Speaker of the Saeima
- In office 7 November 1922 – 17 March 1925
- President: Jānis Čakste
- Prime Minister: Zigfrīds Anna Meierovics Jānis Pauļuks Voldemārs Zāmuēls Hugo Celmiņš
- Preceded by: Position established
- Succeeded by: Pauls Kalniņš

Latvian Ambassador to the United Kingdom
- In office February 1925 – March 1932
- Preceded by: Position established
- Succeeded by: Kārlis Reinholds Zariņš

Member of the Senate of the Supreme Court of Latvia
- In office March 1932 – 1934

Personal details
- Born: 15 April 1875 Rundāle Parish, Kurzeme, Russian Empire (now Latvia)
- Died: 7 December 1941 (aged 66) Usollag, Russian SFSR, Soviet Union
- Party: LSDSP
- Alma mater: University of Tartu Saint Petersburg State University
- Profession: Lawyer
- Awards: Order of the Three Stars, 2nd Class (1926)

= Frīdrihs Vesmanis =

Latvian lawyer and politician (1875–1941)
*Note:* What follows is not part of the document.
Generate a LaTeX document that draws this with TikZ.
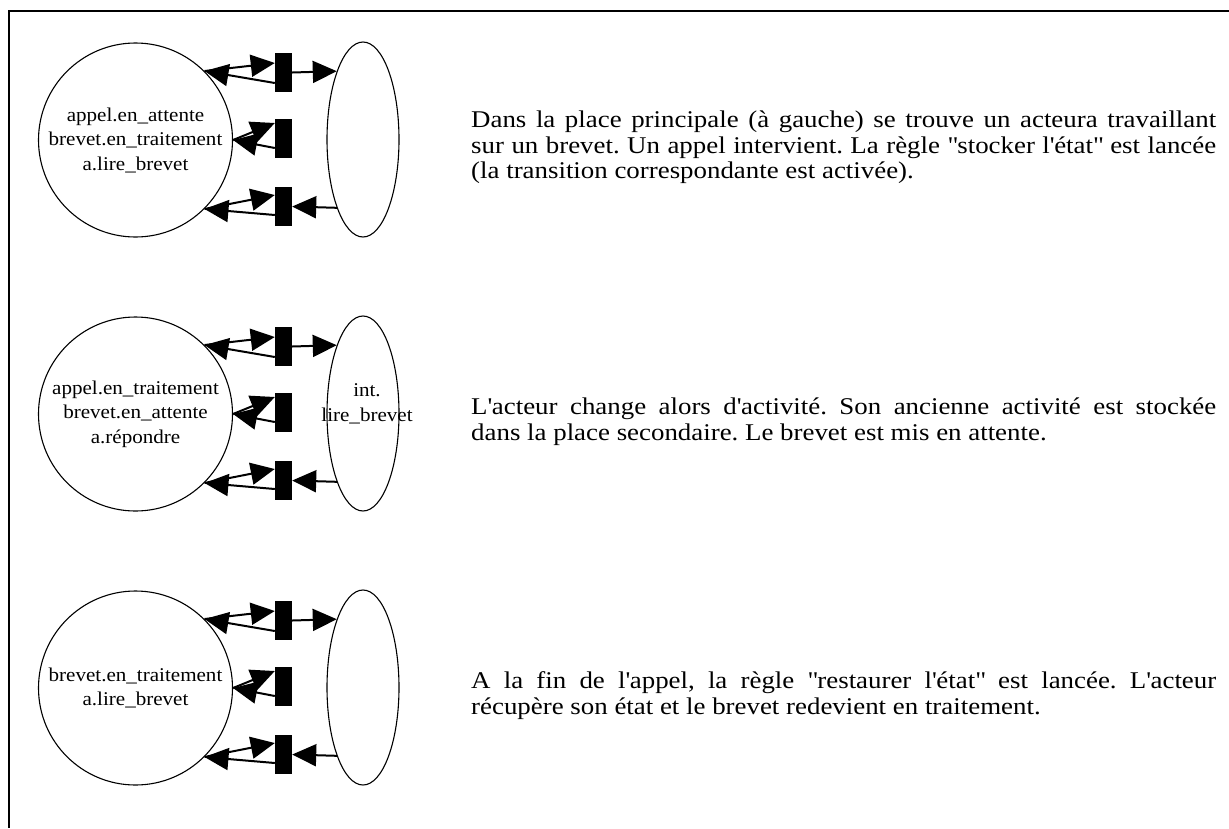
\documentclass[tikz,border=0pt]{standalone}
\usepackage{fontspec}
\setmainfont{Liberation Serif}
\newfontfamily\descfont{Liberation Serif}[FakeStretch=1.12]
\newfontfamily\lblfont{Liberation Serif}[FakeStretch=1.08]
\usetikzlibrary{arrows.meta,shapes.geometric}
\newcommand{\aq}{\textquotesingle}
\newcommand{\dq}{\textquotedbl}
\frenchspacing
\begin{document}
\begin{tikzpicture}[x=1pt,y=-1pt,
  place/.style={draw, circle, minimum size=194pt, inner sep=0pt, line width=1.1pt},
  sec/.style={draw, ellipse, minimum width=72pt, minimum height=195pt, inner sep=0pt, line width=1.1pt},
  lbl/.style={inner sep=0pt, font=\lblfont\fontsize{19.5}{24.5}\selectfont, align=center},
  trans/.style={fill=black, minimum width=17pt, minimum height=39pt, inner sep=0pt},
  arc/.style={line width=2pt, -{Triangle[length=24pt,width=22pt]}},
  desc/.style={anchor=base west, inner sep=0pt, font=\descfont\fontsize{24}{25.5}\selectfont},
  frame/.style={line width=2.5pt}]
\useasboundingbox (0,0) rectangle (1229,828);
\draw[frame] (1229,11) -- (9,11) -- (9,828);

\foreach \i/\dy in {1/0,2/274,3/548}{
  \node[place] (P\i) at (135.5,140+\dy) {};
  \node[sec] (S\i) at (363,139.5+\dy) {};
  \node[trans] (Ta\i) at (283.5,72.5+\dy) {};
  \node[trans] (Tb\i) at (283.5,138.5+\dy) {};
  \node[trans] (Tc\i) at (283.5,206.5+\dy) {};
  \draw[arc] (P\i.45) -- ([yshift=9.5pt]Ta\i.west);
  \draw[arc] ([yshift=-10.5pt]Ta\i.west) -- (P\i.45);
  \draw[arc] (Ta\i.east) -- (S\i.111);
  \draw[arc] (P\i.east) -- ([yshift=15.5pt]Tb\i.west);
  \draw[arc] ([yshift=-9.5pt]Tb\i.west) -- (P\i.east);
  \draw[arc] (P\i.-45) -- ([yshift=11.5pt]Tc\i.west);
  \draw[arc] ([yshift=-8.5pt]Tc\i.west) -- (P\i.-45);
  \draw[arc] (S\i.-111) -- (Tc\i.east);
}

\node[lbl] (L1) at (P1) {appel.en\_attente\\brevet.en\_traitement\\a.lire\_brevet};
\node[lbl] (L2) at (P2) {appel.en\_traitement\\brevet.en\_attente\\a.répondre};
\node[lbl] (L3) at (P3) {brevet.en\_traitement\\a.lire\_brevet};
\node[lbl] (I2) at (367,404) {int.\\lire\_brevet};

\node[desc] (d1a) at (471,127.5) {\makebox[745pt][s]{Dans la place principale (à gauche) se trouve un acteura travaillant}};
\node[desc] (d1b) at (471,153) {\makebox[745pt][s]{sur un brevet. Un appel intervient. La règle \dq stocker l\aq état\dq{} est lancée}};
\node[desc] (d1c) at (471,178.5) {(la transition correspondante est activée).};

\node[desc] (d2a) at (471,414.5) {\makebox[745pt][s]{L\aq acteur change alors d\aq activité. Son ancienne activité est stockée}};
\node[desc] (d2b) at (471,440) {dans la place secondaire. Le brevet est mis en attente.};

\node[desc] (d3a) at (471,688.5) {\makebox[745pt][s]{A la fin de l\aq appel, la règle \dq restaurer l\aq état\dq{} est lancée. L\aq acteur}};
\node[desc] (d3b) at (471,714) {récupère son état et le brevet redevient en traitement.};
\end{tikzpicture}
\end{document}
Frīdrihs Vesmanis (April 15, 1875 – December 7, 1941) was a Latvian lawyer and politician for the LSDWP and the first Speaker of the Saeima.

== Early life ==
Vesmanis was born on April 15, 1875, in Rundāle Parish to Kārļa Vesmaņa and Elizabetes Vesmanes (née Straumanes). After graduating from Jelgava Gymnasium, Vesmanis studied at the University of Tartu. He was arrested in 1897, and after his arrest, emigrated to England in 1899, where he published in the newspapers Sociāldemokrāts and Latviešu Strādnieks. In 1903, however, he was illegally returned to Latvia, but was promptly arrested and deported to a camp in Šiauliai. In 1909, he graduated from St. Petersburg University. Until 1918, Vesmanis has been a lawyer in Jelgava and St. Petersburg, as well as working in journalism. In April 1918, he returned to Latvia. He married Berta Krisone.

== Political career ==
In 1919, from July to August, Vesmanis was a member of the People's Council of Latvia. In 1920, from February to May, he was the mayor of Jelgava, but later worked in the Constitutional Assembly of Latvia. In 1922, after founding the Central Election Commission, Vesmanis was one of the eight original members. He was elected to the 1st Saeima from the LSDWP and was the first Speaker of the Saeima. From February 1925 to March 1932, Vesmanis was the ambassador of Latvia in the United Kingdom. In 1927, after the death of Jānis Čakste, he was one of the candidates for the position of President. He retired in 1937.

He received the Order of the Three Stars 2nd Class in 1926.

== Deportation and death ==
On June 14, 1941, Vesmanis and his wife were arrested for being a "Socialist leader in [the] extreme right direction." Berta died two days later while on a train at Krustpils Station, while Vesmanis was sent to the Solikamsk Penitentiary, and died on December 7 at Umolya Penitentiary in Surmog.